UN Adopts Global Self-Driving Rules in Boost for Tesla FSD

The UN's UNECE has adopted the first unified global framework for fully autonomous driving, opening a single regulatory path for Tesla FSD across 50-plus countries.

3 min read
UN Adopts Global Self-Driving Rules in Boost for Tesla FSD

AUSTIN, Texas — The United Nations cleared one of the biggest obstacles standing between Tesla and a worldwide robotaxi network on Wednesday, as the UN Economic Commission for Europe (UNECE) adopted the first unified international framework for fully autonomous driving systems.

The new standard, approved June 24, establishes a single regulatory pathway for self-driving vehicles that applies across the roughly 50 to 60 countries that are signatories to UNECE vehicle agreements. For the first time, an automaker that demonstrates compliance through simulation, closed-track testing, and supervised real-world trials can win approval that carries weight across every member state at once — instead of negotiating country by country.

One Framework Instead of Fifty

Until now, Tesla's international Full Self-Driving rollout has been a patchwork. Each market set its own rules, its own testing regime, and its own timeline, forcing the company to relitigate the same safety case again and again. That fragmentation is exactly what Tesla has been grinding through in Europe, where national approvals have been stacking up ahead of a broader EU-wide vote.

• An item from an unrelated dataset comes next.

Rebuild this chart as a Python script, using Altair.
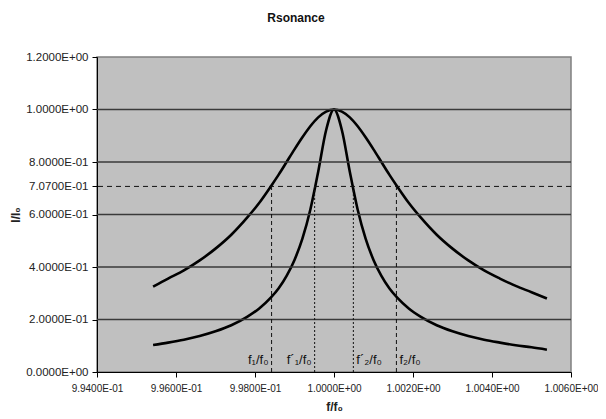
import altair as alt
import pandas as pd

# ---- data ----
f_ratio = [0.99542, 0.9958, 0.9962, 0.9966, 0.9970, 0.9974, 0.9978, 0.9981, 0.9984,
           0.9986, 0.9988, 0.9990, 0.9992, 0.9994, 0.9996, 0.9998, 1.0000,
           1.0002, 1.0004, 1.0006, 1.0008, 1.0010, 1.0012, 1.0014, 1.0016,
           1.0019, 1.0022, 1.0026, 1.0030, 1.0034, 1.0038, 1.0042, 1.0046,
           1.0050, 1.00539]
broad = [0.325, 0.356, 0.387, 0.425, 0.470, 0.523, 0.588, 0.643, 0.707,
         0.752, 0.800, 0.848, 0.894, 0.936, 0.970, 0.992, 1.000,
         0.992, 0.970, 0.936, 0.894, 0.848, 0.800, 0.752, 0.707,
         0.643, 0.588, 0.523, 0.470, 0.425, 0.387, 0.356, 0.328,
         0.304, 0.280]
narrow = [0.103, 0.112, 0.123, 0.137, 0.155, 0.178, 0.210, 0.241, 0.283,
          0.319, 0.366, 0.427, 0.508, 0.618, 0.763, 0.921, 1.000,
          0.921, 0.763, 0.618, 0.508, 0.427, 0.366, 0.319, 0.283,
          0.241, 0.210, 0.178, 0.155, 0.137, 0.123, 0.112, 0.102,
          0.094, 0.085]

grid_levels = [0.2, 0.4, 0.6, 0.8, 1.0]
half_power = 0.707
marker_names = ["f\u2081/f\u2080", "f\u00b4\u2081/f\u2080", "f\u00b4\u2082/f\u2080", "f\u2082/f\u2080"]
marker_f = [0.99842, 0.99951, 1.00049, 1.00158]
marker_style = ["dash", "dot", "dot", "dash"]
marker_side = ["left", "left", "right", "right"]
label_level = 0.046

x_ticks = [0.994, 0.996, 0.998, 1.000, 1.002, 1.004, 1.006]
y_ticks = [0, 0.2, 0.4, 0.6, 0.707, 0.8, 1.0, 1.2]

n = len(f_ratio)
curves = pd.DataFrame({
    "f": f_ratio * 2,
    "I": broad + narrow,
    "series": ["broad"] * n + ["narrow"] * n,
})
grid_df = pd.DataFrame({"I": grid_levels})
markers = pd.DataFrame({
    "f": marker_f, "I": [half_power] * 4, "I0": [0.0] * 4,
    "style": marker_style, "name": marker_names, "side": marker_side,
})
labels = markers.assign(I=label_level)

FONT = "Arial, 'Liberation Sans', sans-serif"
xs = alt.Scale(domain=[0.994, 1.006], nice=False, zero=False)
ys = alt.Scale(domain=[0, 1.2], nice=False, zero=True)
label_expr = "replace(replace(format(datum.value, '.4e'), 'e+', 'E+0'), 'e-', 'E-0')"

x_axis = alt.Axis(values=x_ticks, labelExpr=label_expr, grid=False, tickSize=5,
                  tickColor="#000", domainColor="#000", labelFont=FONT, labelFontSize=10,
                  labelColor="#222", labelPadding=6, labelOverlap=False, labelBound=False,
                  labelFlush=False,
                  title="f/f\u2080", titleFont=FONT,
                  titleFontSize=12, titleFontWeight="bold", titleColor="#222", titlePadding=8)
y_axis = alt.Axis(values=y_ticks, labelExpr=label_expr, grid=False, tickSize=5,
                  tickColor="#000", domainColor="#000", labelFont=FONT, labelFontSize=11.5,
                  labelColor="#222", labelPadding=4, labelOverlap=False, labelFlush=False,
                  title="I/I\u2080", titleFont=FONT,
                  titleFontSize=12, titleFontWeight="bold", titleColor="#222", titlePadding=3)

lines = alt.Chart(curves).mark_line(color="black", strokeWidth=2.6, interpolate="monotone").encode(
    x=alt.X("f:Q", scale=xs, axis=x_axis),
    y=alt.Y("I:Q", scale=ys, axis=y_axis),
    detail="series:N",
)

grid = alt.Chart(grid_df).mark_rule(color="#3a3a3a", strokeWidth=1.3).encode(
    y=alt.Y("I:Q", scale=ys),
)

half = alt.Chart(pd.DataFrame({"I": [half_power]})).mark_rule(
    color="#111", strokeWidth=1, strokeDash=[5, 4]).encode(
    y=alt.Y("I:Q", scale=ys),
)

vlines = alt.Chart(markers).mark_rule(color="#111", strokeWidth=1).encode(
    x=alt.X("f:Q", scale=xs),
    y=alt.Y("I0:Q", scale=ys),
    y2="I:Q",
    strokeDash=alt.StrokeDash("style:N", scale=alt.Scale(domain=["dash", "dot"], range=[[4, 3], [2, 2]]), legend=None),
)

left_txt = alt.Chart(labels).transform_filter("datum.side == 'left'").mark_text(
    align="right", baseline="middle", dx=-3, font=FONT, fontSize=13, color="#111").encode(
    x=alt.X("f:Q", scale=xs), y=alt.Y("I:Q", scale=ys), text="name:N")
right_txt = alt.Chart(labels).transform_filter("datum.side == 'right'").mark_text(
    align="left", baseline="middle", dx=3, font=FONT, fontSize=13, color="#111").encode(
    x=alt.X("f:Q", scale=xs), y=alt.Y("I:Q", scale=ys), text="name:N")

chart = alt.layer(lines, grid, half, vlines, left_txt, right_txt).properties(
    width=474, height=315,
    title=alt.TitleParams("Rsonance", font=FONT, fontSize=12, fontWeight="bold",
                          color="#111", anchor="middle", dx=-38, offset=26),
    autosize=alt.AutoSizeParams(type="none"),
    padding={"left": 89, "top": 49, "right": 27, "bottom": 46},
).configure_view(fill="#c0c0c0", stroke="#808080", strokeWidth=1.5)

chart.save("out.html", embed_options={"renderer": "svg", "actions": False})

The UNECE framework reportedly aligns closely with the architecture of Tesla's existing vision-based system, a detail that could give the company a meaningful head start. Where rivals built around expensive lidar and high-definition maps, Tesla's camera-and-neural-net approach is designed to generalize across geographies — precisely the trait a single global standard rewards.

UN Adopts Global Self-Driving Rules in Boost for Tesla FSD — additional image

Built for a Global Rollout

The practical effect is enormous. A harmonized standard means the millions of test miles Tesla logs in the U.S. and China can feed directly into a compliance case recognized from Oslo to Auckland. Each new software release, like the recent FSD v14.3.4 update with faster reactions, now has a clearer route to deployment in dozens of markets rather than one at a time.

Analysts have long argued that regulation, not technology, was the real ceiling on Tesla's autonomy ambitions. A unified UN framework lifts that ceiling considerably, putting a genuinely global robotaxi network within reach in the 2027–2030 window that Musk has repeatedly pointed to.

Why It Matters for the Bigger Picture

Autonomy sits at the center of Tesla's long-term value story. The company's Full Self-Driving software is the engine behind its planned Cybercab robotaxi service, its in-house ride-hailing network, and a future in which a Tesla can earn money for its owner while parked. Every regulatory door that opens abroad expands the addressable market for all of it.

There is still work ahead. Countries must transpose the framework into national law, and Tesla will need to run the required validation in each region. But the structural barrier — dozens of incompatible rulebooks — is finally giving way to a single, modern standard built for the autonomous age. For a company that has bet its future on solving self-driving at scale, the UN just made the rest of the world a lot more reachable.